I use the word consistency, not harmonisation: we should not forget that the Basel international standards are minimum standards. Domestic conditions and circumstances often compel regulators to exceed internationally agreed minimums out of financial stability considerations. However, when regulators require higher standards two principles are essential: transparency of the rules and non-discrimination. Rules should not be differentiated on the basis of bank nationality.
3. My third and final point is that the private sector too has a very important role to play in addressing fragmentation. It can play its part in two ways:
(i) First, financial fragmentation could occur when local adaptation falls short of the global standard. In this case, while others are playing by the globally agreed rules, some are held to a lower standard. This presents a risk to financial stability and makes the playing field uneven. Industry does not usually argue for higher standards, but in this case you cannot have your cake and eat it too. Unless we want a race to the bottom – which is in no one’s long term interests – then industry must argue much more strongly for the benefits of international consistency when dealing with domestic rule-making.

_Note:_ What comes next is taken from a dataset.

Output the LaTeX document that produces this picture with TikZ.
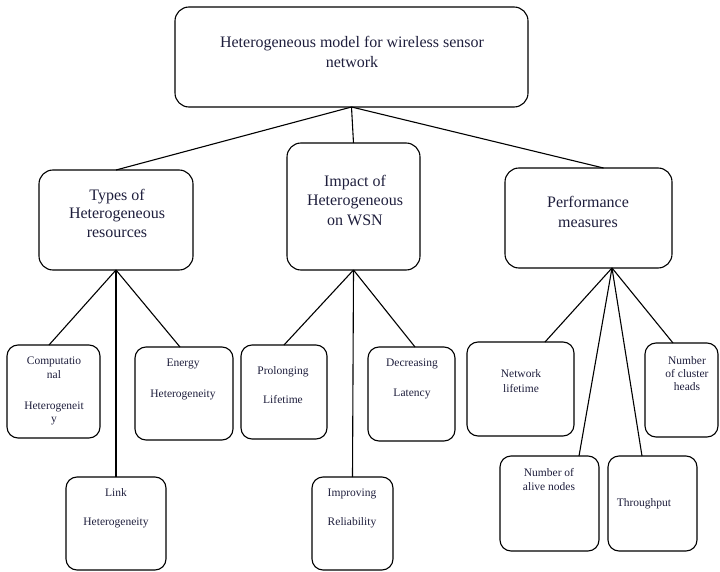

(ii) Second, the banking industry in some parts of the world is struggling to regain the confidence of investors, depositors and other stakeholders. Restoring confidence will help to reduce the pressure to protect and to ring-fence the financial system. Implementing the regulatory agenda, repairing balance sheets and, where necessary, reducing excess capacity, enhancing transparency, and carrying out stress tests with proper backstops could all contribute significantly to restoring confidence. The private sector has a role to play in supporting all of these elements and helping them to achieve their objectives. Because of time constraints, I will not mention other important actions such as the decisive move in Europe towards a banking union. Thank you.
Taken from panel discussions on Regulatory Landscapes at International Monetary Conference Shanghai, 3 June 2013.